On the positive side of the ledger, Chinese and euro area economic data are improving, albeit from low levels, with Citigroup Economic Surprise Indices (CESIs) turning decisively positive (see graph below). Note that Chinese high-frequency economic indicators for December were strong across the board, with production and retail sales surpassing consensus estimates (see Economics). Moreover, fiscal policy is expected to be slightly expansionary in the US, China and the euro area.
Furthermore, the US-China Phase 1 trade deal may lead to an improvement in global growth momentum, on top of distributional gains particularly for US producers who supply to China. Indeed, China has pledged to increase its imports of goods and services from the US by $200bn over the next two years, compared with a level of $186bn in 2017 (see Economics).
On the other hand, several global manufacturing PMI indicators for the past four months have remained at the lower end of their 2018/2019 range (e.g. Global PMI manufacturing troughed at 49.4 in July 2019). Moreover, there are implementation risks regarding the US/China trade deal, while there is a possibility of an escalation in US conflicts with the rest of the world (e.g. the car-tariff threat). Note that the German car industry, in addition to its large exposure to the US (car exports amount to +0.7% of German GDP), is also challenged by idiosyncratic issues including emission regulations and the switch to EVs. As the German export-oriented manufacturing sector has driven the GDP slowdown from 3.5% yoy in Q4:2017 to 0.5% yoy in Q4:2019 and a strong rebound is far from certain in the near term, the resilience of the domestic-oriented services sector will be tested.
Moreover, in a US election year (November), voting intentions and the policy mix following the election outcome could significantly impact risk markets. According to Real Clear Politics, Biden and Sanders share first place with 20% in the Iowa Democratic Presidential Caucuses (due on February 3rd), albeit Biden leads by 8 points over Sanders at the national level. Risk markets could react defensively should a candidate in favor of higher regulation, spending and corporate taxes, secure the Democratic nomination (Sanders, Warren).

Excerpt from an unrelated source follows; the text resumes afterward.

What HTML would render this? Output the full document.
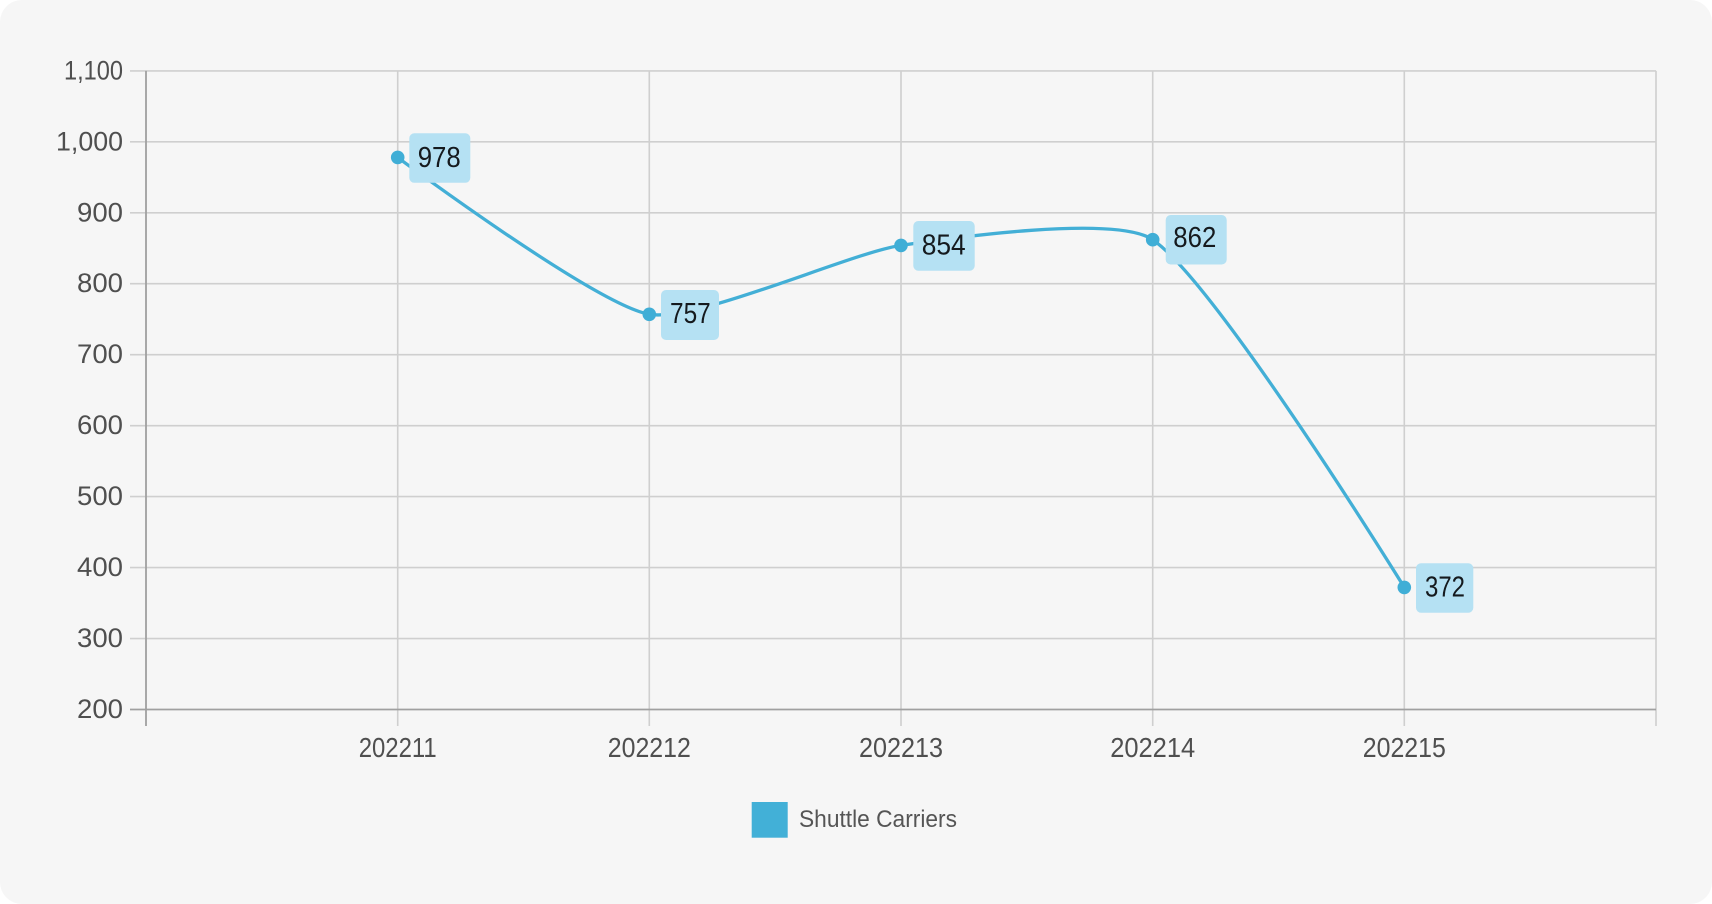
<!DOCTYPE html>
<html>
<head>
<meta charset="utf-8">
<style>
  html,body{margin:0;padding:0;background:#ffffff;}
  body{width:1712px;height:904px;overflow:hidden;}
  .card{position:absolute;left:0;top:0;width:1712px;height:904px;background:#f6f6f6;border-radius:22px;}
  svg{position:absolute;left:0;top:0;}
  text{font-family:"Liberation Sans",sans-serif;}
</style>
</head>
<body>
<div class="card"></div>
<svg width="1712" height="904" viewBox="0 0 1712 904" xmlns="http://www.w3.org/2000/svg">
  <!-- horizontal gridlines -->
  <g stroke="#cfcfcf" stroke-width="1.6">
    <line x1="130" y1="70.9" x2="1656" y2="70.9"/>
    <line x1="130" y1="141.8" x2="1656" y2="141.8"/>
    <line x1="130" y1="212.8" x2="1656" y2="212.8"/>
    <line x1="130" y1="283.7" x2="1656" y2="283.7"/>
    <line x1="130" y1="354.7" x2="1656" y2="354.7"/>
    <line x1="130" y1="425.7" x2="1656" y2="425.7"/>
    <line x1="130" y1="496.6" x2="1656" y2="496.6"/>
    <line x1="130" y1="567.6" x2="1656" y2="567.6"/>
    <line x1="130" y1="638.6" x2="1656" y2="638.6"/>
  </g>
  <!-- vertical gridlines / ticks -->
  <g stroke="#cfcfcf" stroke-width="1.6">
    <line x1="397.7" y1="70.9" x2="397.7" y2="726"/>
    <line x1="649.3" y1="70.9" x2="649.3" y2="726"/>
    <line x1="901.0" y1="70.9" x2="901.0" y2="726"/>
    <line x1="1152.7" y1="70.9" x2="1152.7" y2="726"/>
    <line x1="1404.3" y1="70.9" x2="1404.3" y2="726"/>
    <line x1="1656" y1="70.9" x2="1656" y2="726"/>
  </g>
  <!-- axes -->
  <line x1="146" y1="70.9" x2="146" y2="726" stroke="#a0a0a0" stroke-width="1.8"/>
  <line x1="130" y1="709.5" x2="1656" y2="709.5" stroke="#a0a0a0" stroke-width="1.8"/>

  <!-- y labels -->
  <g fill="#4f4f4f" font-size="26.5" text-anchor="end">
    <text x="123" y="79.4" textLength="59" lengthAdjust="spacingAndGlyphs">1,100</text>
    <text x="123" y="150.3" textLength="67" lengthAdjust="spacingAndGlyphs">1,000</text>
    <text x="123" y="221.3" textLength="46" lengthAdjust="spacingAndGlyphs">900</text>
    <text x="123" y="292.2" textLength="46" lengthAdjust="spacingAndGlyphs">800</text>
    <text x="123" y="363.2" textLength="46" lengthAdjust="spacingAndGlyphs">700</text>
    <text x="123" y="434.2" textLength="46" lengthAdjust="spacingAndGlyphs">600</text>
    <text x="123" y="505.1" textLength="46" lengthAdjust="spacingAndGlyphs">500</text>
    <text x="123" y="576.1" textLength="46" lengthAdjust="spacingAndGlyphs">400</text>
    <text x="123" y="647.1" textLength="46" lengthAdjust="spacingAndGlyphs">300</text>
    <text x="123" y="718.0" textLength="46" lengthAdjust="spacingAndGlyphs">200</text>
  </g>

  <!-- x labels -->
  <g fill="#4f4f4f" font-size="28" text-anchor="middle">
    <text x="397.7" y="757" textLength="78" lengthAdjust="spacingAndGlyphs">202211</text>
    <text x="649.3" y="757" textLength="83" lengthAdjust="spacingAndGlyphs">202212</text>
    <text x="901.0" y="757" textLength="84" lengthAdjust="spacingAndGlyphs">202213</text>
    <text x="1152.7" y="757" textLength="85" lengthAdjust="spacingAndGlyphs">202214</text>
    <text x="1404.3" y="757" textLength="83" lengthAdjust="spacingAndGlyphs">202215</text>
  </g>

  <!-- series line -->
  <path d="M397.7,157.4 C397.7,157.4 595.8,304.9 649.3,314.3 C696.4,322.5 849.8,253.0 901.0,245.4 C950.4,238.1 1115.5,214.4 1152.7,239.7 C1216.1,282.8 1404.3,587.4 1404.3,587.4"
        fill="none" stroke="#43afd6" stroke-width="3.3" stroke-linejoin="round" stroke-linecap="round"/>

  <!-- points -->
  <g fill="#40aed6">
    <circle cx="397.7" cy="157.4" r="6.8"/>
    <circle cx="649.3" cy="314.3" r="6.8"/>
    <circle cx="901.0" cy="245.4" r="6.8"/>
    <circle cx="1152.7" cy="239.7" r="6.8"/>
    <circle cx="1404.3" cy="587.4" r="6.8"/>
  </g>

  <!-- labels -->
  <g fill="#b5e1f3">
    <rect x="409.3" y="133.3" width="61" height="49.5" rx="5"/>
    <rect x="661" y="290" width="58" height="50" rx="5"/>
    <rect x="913.3" y="221" width="61.4" height="49.7" rx="5"/>
    <rect x="1165.7" y="215" width="61" height="49.5" rx="5"/>
    <rect x="1416" y="563.3" width="57.3" height="49.4" rx="5"/>
  </g>
  <g fill="#151a1e" font-size="28.5">
    <text x="417.7" y="167" textLength="43" lengthAdjust="spacingAndGlyphs">978</text>
    <text x="670" y="323" textLength="40.7" lengthAdjust="spacingAndGlyphs">757</text>
    <text x="921.7" y="254.3" textLength="44" lengthAdjust="spacingAndGlyphs">854</text>
    <text x="1173.3" y="247" textLength="43" lengthAdjust="spacingAndGlyphs">862</text>
    <text x="1425" y="596.3" textLength="40" lengthAdjust="spacingAndGlyphs">372</text>
  </g>

  <!-- legend -->
  <rect x="751.7" y="802" width="36" height="35.7" fill="#42b0d7"/>
  <text x="799" y="827" font-size="24.5" fill="#555555" textLength="158" lengthAdjust="spacingAndGlyphs">Shuttle Carriers</text>
</svg>
</body>
</html>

Investor attention will also turn to the ECB’s first meeting of the year. Policy is expected to remain unchanged (MRO: 0%, DFR:-0.5% and net asset purchases at €20/bn per month). The meeting will also see the kick-off of the ECB’s strategic review, which is expected to be concluded by end-2020. The review will likely include a detailed analysis of inflation and its subdued performance in recent years, the toolkit of existing and potential policy instruments (interest rates, forward guidance, asset purchases, and yield-curve control) and the inflation target itself (a numerical target of 2% instead of “below, but close to 2%” or a tolerance range of inflation around 2%). Albeit the quarterly macroeconomic forecasts are due on March, indications of how the Governing Council assesses GDP, inflation and the balance of risks (currently deemed to be on the downside) will be also closely monitored amid early signs of stabilization in economic momentum and increasing price pressures.